Kairouan enregistre le taux de suicides et de tentatives de suicide le plus élevé
Constitué de 13 délégations, le gouvernorat de Kairouan n’est pas mieux loti en termes de développement que ceux de Sidi Bouzid et Kasserine avec notamment un taux de pauvreté de 29,3 % qui le classe en troisième position sur le plan national après Le Kef et Kasserine, selon l’INS, et ce, malgré sa proximité géographique des régions les plus riches : le Sahel (55 km), le Grand Tunis (155 km) et Sfax (136 km). Le taux de chômage à Kairouan est de 16,96 % et le taux d’analphabétisme est de 35,01 %. La majorité de ses délégations sont rurales avec une forte concentration de la population urbaine dans le chef-lieu du gouvernorat. Ce déséquilibre régional a engendré des disparités importantes entre les délégations. Celles de Oueslatia, El Ala et Hajeb el Ayoun affichent les taux de pauvreté les plus élevés, respectivement 40,9%, 38,3% et 36,6%, et se caractérisent par les taux d’abandon scolaire les plus importants.
Les délégations les plus pauvres sont caractérisées par l’agriculture vivrière, un milieu rural dominant, une faiblesse au niveau de l’infrastructure de base, un taux de chômage élevé, un taux d’analphabétisme élevé, un niveau d’instruction très faible de la population, un exode rural assez important et un problème de décrochage scolaire.
Le rapport annuel du Forum tunisien des droits économiques et sociaux (Ftdes) a indiqué que l’année 2023 a enregistré 95 cas de suicide et 52 tentatives de suicide. La plupart concernent des jeunes, dont plus de 80 % sont des hommes. Le taux le plus élevé de suicides et de tentatives de suicide se retrouve dans ce gouvernorat, où cette tendance est devenue une véritable problématique.

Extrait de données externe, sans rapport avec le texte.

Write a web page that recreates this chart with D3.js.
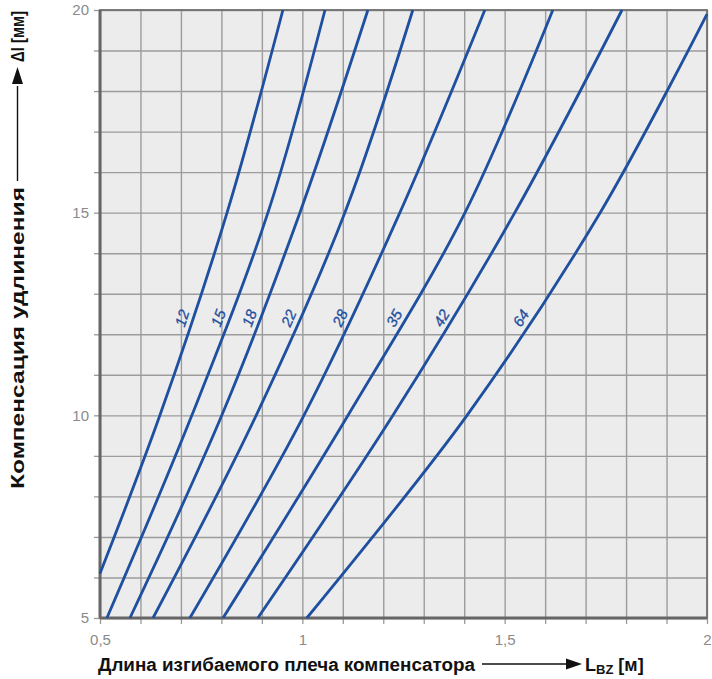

Dépassant les cas isolés, ce phénomène est attribué en particulier à la précarité économique et sociale dans la région.
Le Ftdes a relevé 11 cas de suicide et de tentative de suicide en janvier 2024, parmi lesquels une femme. La plupart de ces actes ont eu lieu dans le gouvernorat de Kairouan, suivi du gouvernorat de l’Ariana et de Kasserine.
Tout bien considéré, le volume de l’investissement dans le centre-ouest ne reflète nullement le potentiel réel de ces trois gouvernorats. Les procédures administratives complexes et la faiblesse de l’infrastructure sont pointées du doigt par les observateurs et représentants de la société civile dans ces régions.